Il convient d’affirmer dès le départ, et avant toute chose, que nous avons laissé les forces de l’ordre seules face à un type de criminalité mêlant manque d’éducation, drogue et utilisation d’armes blanches. Ces derniers jours, nous avons assisté à des scènes étranges de jeunes Marocains, à peine pubères, affrontant les agents de sécurité et les citoyens, armés de sabres meurtriers. Ce fut le cas à Tamesna, où un individu s’est exhibé en défiant tout le monde, ou encore à Zagora, où un commissaire de police a été agressé lors de l’arrestation d’un criminel dangereux, sans parler de l’usage de chiens d’attaque.
Évidemment, le rôle de la police est de protéger la société contre le crime et de travailler jour et nuit pour l’éradiquer. Il ne fait aucun doute que les services de sécurité jouent un rôle essentiel dans la préservation de l’intégrité physique des citoyens et dans la lutte contre toutes les formes de criminalité, en les neutralisant dès leur apparition.
Mais il faut être clair et mettre les points sur les i. Le travail des forces de l’ordre dans la lutte contre le crime n’intervient qu’après l’action de plusieurs autres acteurs, dont le rôle est fondamental dans la prévention de la criminalité. Si les services de sécurité étaient défaillants, on pourrait les accuser de contribuer à l’essor du crime. Mais puisqu’ils accomplissent leur mission, le débat doit porter sur les autres intervenants qui, eux, ont abandonné le terrain.
Après le désengagement de la famille de son rôle éducatif — ce qui n’est pas toujours de sa faute, vu les difficultés économiques et sociales —, ce sont les partis politiques qui arrivent en tête des acteurs ayant démissionné. Ils sont pourtant censés encadrer la société et particulièrement la jeunesse, avec tous les outils que le législateur leur a accordés à cet effet. Autrefois, ces partis disposaient de structures pour accueillir les jeunes dès leur plus jeune âge et les préparer à devenir des citoyens engagés.
Viennent ensuite les associations de la société civile, qui représentaient autrefois un refuge pour les jeunes. Les maisons des jeunes étaient des lieux de rassemblement pour les adolescents, aussi bien en ville qu’à la campagne. Aujourd’hui, la plupart des associations courent après les financements, et les jeunes se retrouvent à errer dans les rues, livrés à eux-mêmes, apprenant la dérive et l’errance dès le coin de leur quartier.

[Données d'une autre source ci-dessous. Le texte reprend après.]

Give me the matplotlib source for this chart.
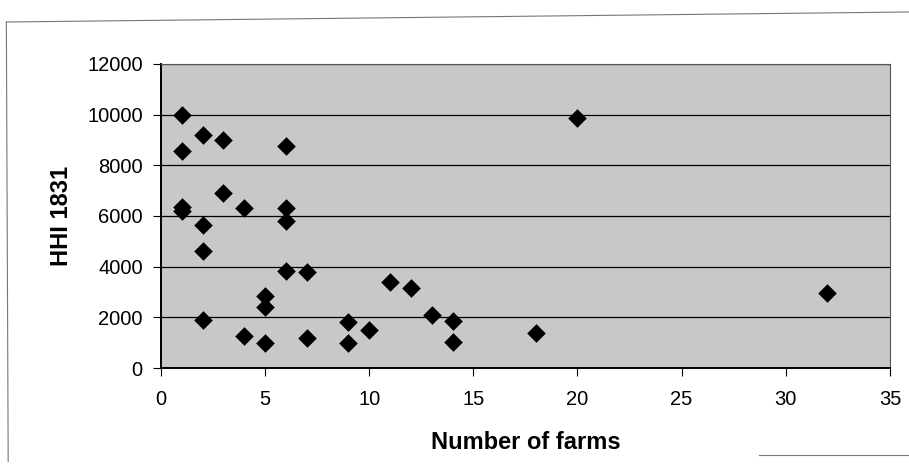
import matplotlib.pyplot as plt
from matplotlib.lines import Line2D

# farms per parish vs. Herfindahl index in 1831
farms = [1, 1, 1, 1, 2, 2, 2, 2, 3, 3, 4, 4, 5, 5, 5,
         6, 6, 6, 6, 7, 7, 9, 9, 10, 11, 12, 13, 14, 14, 18, 20, 32]
hhi = [10000, 8550, 6350, 6200, 9200, 5650, 4600, 1900, 9000, 6900, 6300, 1270,
       2850, 2400, 1000, 8750, 6330, 5800, 3850, 3780, 1170, 1800, 1000, 1500,
       3400, 3150, 2100, 1850, 1050, 1400, 9850, 2950]

x_ticks = [0, 5, 10, 15, 20, 25, 30, 35]
y_ticks = [0, 2000, 4000, 6000, 8000, 10000, 12000]

plt.rcParams['font.family'] = ['Liberation Sans', 'DejaVu Sans']

fig = plt.figure(figsize=(9.09, 4.66), dpi=100)
ax = fig.add_axes([0.177, 0.21, 0.802, 0.653])
ax.set_facecolor('#c8c8c8')

ax.scatter(farms, hhi, marker='D', s=90, color='black', zorder=3, linewidths=0)

ax.set_xlim(0, 35)
ax.set_ylim(0, 12000)
ax.set_xticks(x_ticks)
ax.set_yticks(y_ticks)
ax.tick_params(axis='both', labelsize=14.5, direction='out', length=6, width=0.8, pad=7)
ax.tick_params(axis='x', pad=10)

ax.grid(axis='y', color='black', linewidth=0.9)
ax.set_axisbelow(True)

for side in ['left', 'bottom']:
    ax.spines[side].set_linewidth(1.4)
for side in ['top', 'right']:
    ax.spines[side].set_color('#555555')
    ax.spines[side].set_linewidth(0.8)

ax.set_xlabel('Number of farms', fontsize=17, fontweight='bold')
ax.set_ylabel('HHI 1831', fontsize=17, fontweight='bold')
ax.xaxis.set_label_coords(0.5, -0.205)
ax.yaxis.set_label_coords(-0.12, 0.5)

# outer chart frame
frame = dict(color='#777777', linewidth=0.8, transform=fig.transFigure)
fig.add_artist(Line2D([0.007, 1.0], [1 - 22 / 466, 1 - 12 / 466], **frame))
fig.add_artist(Line2D([0.007, 0.009], [1 - 22 / 466, 0.01], **frame))
fig.add_artist(Line2D([0.835, 1.0], [1 - 455 / 466, 1 - 455 / 466], **frame))

fig.savefig('out.png', dpi=100)
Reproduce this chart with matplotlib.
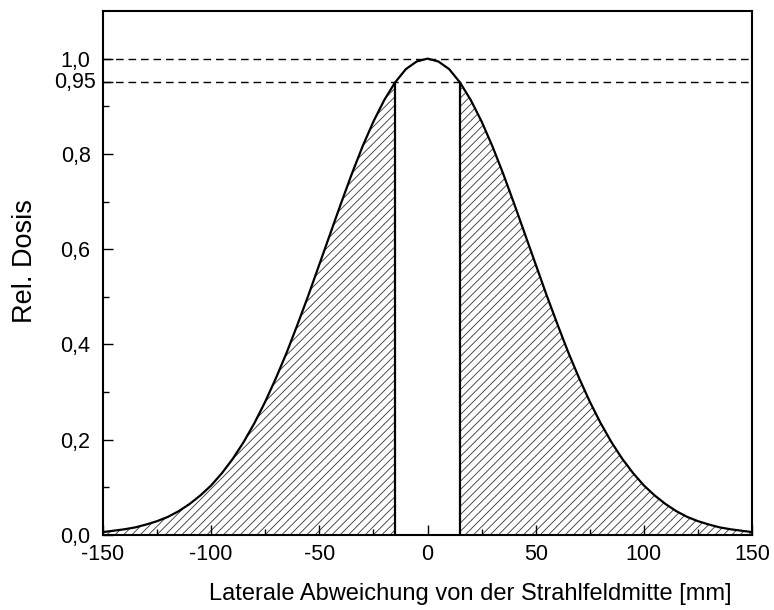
import numpy as np
import matplotlib
matplotlib.use("Agg")
import matplotlib.pyplot as plt
from matplotlib.ticker import MultipleLocator, FixedLocator, FixedFormatter

plt.rcParams['font.family'] = ['Liberation Sans', 'DejaVu Sans']
plt.rcParams['hatch.linewidth'] = 0.6
plt.rcParams['axes.unicode_minus'] = False

# lateral dose profile, relative dose vs. offset from field centre (mm)
pos_mm = np.arange(-150, 151, 5)
dose = np.array([
    0.006, 0.009, 0.012, 0.016, 0.022, 0.029, 0.038, 0.050, 0.065, 0.083,
    0.104, 0.130, 0.160, 0.195, 0.235, 0.280, 0.330, 0.384, 0.443, 0.504,
    0.568, 0.632, 0.696, 0.758, 0.816, 0.868, 0.913, 0.950, 0.978, 0.994,
    1.000,
    0.994, 0.978, 0.950, 0.913, 0.868, 0.816, 0.758, 0.696, 0.632, 0.568,
    0.504, 0.443, 0.384, 0.330, 0.280, 0.235, 0.195, 0.160, 0.130, 0.104,
    0.083, 0.065, 0.050, 0.038, 0.029, 0.022, 0.016, 0.012, 0.009, 0.006,
])
edge_mm = 15          # where the profile drops to 95 %
ref_levels = [1.0, 0.95]

ytick_vals = [0.0, 0.2, 0.4, 0.6, 0.8, 0.95, 1.0]
ytick_labels = ['0,0', '0,2', '0,4', '0,6', '0,8', '', '1,0']

fig = plt.figure(figsize=(7.74, 6.10), dpi=100)
ax = fig.add_axes([0.1331, 0.123, 0.8385, 0.859])

# hatched dose outside the 95 % region
left = pos_mm <= -edge_mm
right = pos_mm >= edge_mm
for m in (left, right):
    ax.fill_between(pos_mm[m], 0, dose[m], facecolor='none',
                    edgecolor='0.2', hatch='////', linewidth=0)

ax.plot(pos_mm, dose, color='black', lw=1.6, zorder=3)

edge_dose = dose[np.isin(pos_mm, [-edge_mm, edge_mm])]
ax.vlines([-edge_mm, edge_mm], 0, edge_dose, color='black', lw=1.6, zorder=3)

for lvl in ref_levels:
    ax.axhline(lvl, color='black', lw=1.0, dashes=(5.5, 3.5), zorder=2)

ax.set_xlim(-150, 150)
ax.set_ylim(0, 1.1)

ax.xaxis.set_major_locator(MultipleLocator(50))
ax.xaxis.set_minor_locator(MultipleLocator(25))
ax.yaxis.set_major_locator(FixedLocator(ytick_vals))
ax.yaxis.set_major_formatter(FixedFormatter(ytick_labels))
ax.yaxis.set_minor_locator(FixedLocator([0.1, 0.3, 0.5, 0.7, 0.9]))

ax.tick_params(which='both', direction='in', top=False, right=False,
               width=1.0, labelsize=15.5)
ax.tick_params(which='major', length=7)
ax.tick_params(which='minor', length=4)
ax.tick_params(axis='x', pad=6.5)
ax.tick_params(axis='y', pad=9)

# the 0,95 label sits a bit closer to the axis than the others
ax.annotate('0,95', xy=(0, 0.95), xycoords=('axes fraction', 'data'),
            xytext=(-5.3, 0), textcoords='offset points',
            ha='right', va='center', fontsize=15.5)

for s in ax.spines.values():
    s.set_linewidth(1.5)

ax.set_xlabel('Laterale Abweichung von der Strahlfeldmitte [mm]', fontsize=17)
ax.xaxis.set_label_coords(0.566, -0.0916)
ax.set_ylabel('Rel. Dosis', fontsize=19.5)
ax.yaxis.set_label_coords(-0.1008, 0.523)

fig.savefig('out.png', dpi=100)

Le pire, c’est que cette démission a coïncidé avec l’engagement des médias publics dans la promotion de la futilité. Et ce n’est pas tout : ils participent désormais à la diffusion de la culture de la « tcharmil », sous prétexte de refléter la réalité. Or, l’art n’a pas pour mission de refléter le réel, mais d’y répondre, d’éduquer le goût, de l’élever au lieu de l’abaisser, comme c’est malheureusement le cas ces dernières années. Il suffit de regarder les séries diffusées pendant le Ramadan pour mesurer la promotion de comportements dégradants, des insultes jusqu’aux mœurs corrompues, sans aucun traitement ni analyse, ce qui transforme l’art en un vecteur inverse de celui espéré. À cela s’ajoutent les appels à la violence sur les réseaux sociaux.
Aujourd’hui, nous faisons face à un phénomène dangereux qui nécessite une mobilisation générale : du gouvernement à l’école, en passant par les partis politiques, les associations civiles et la justice, qui doit durcir les peines contre ces criminels.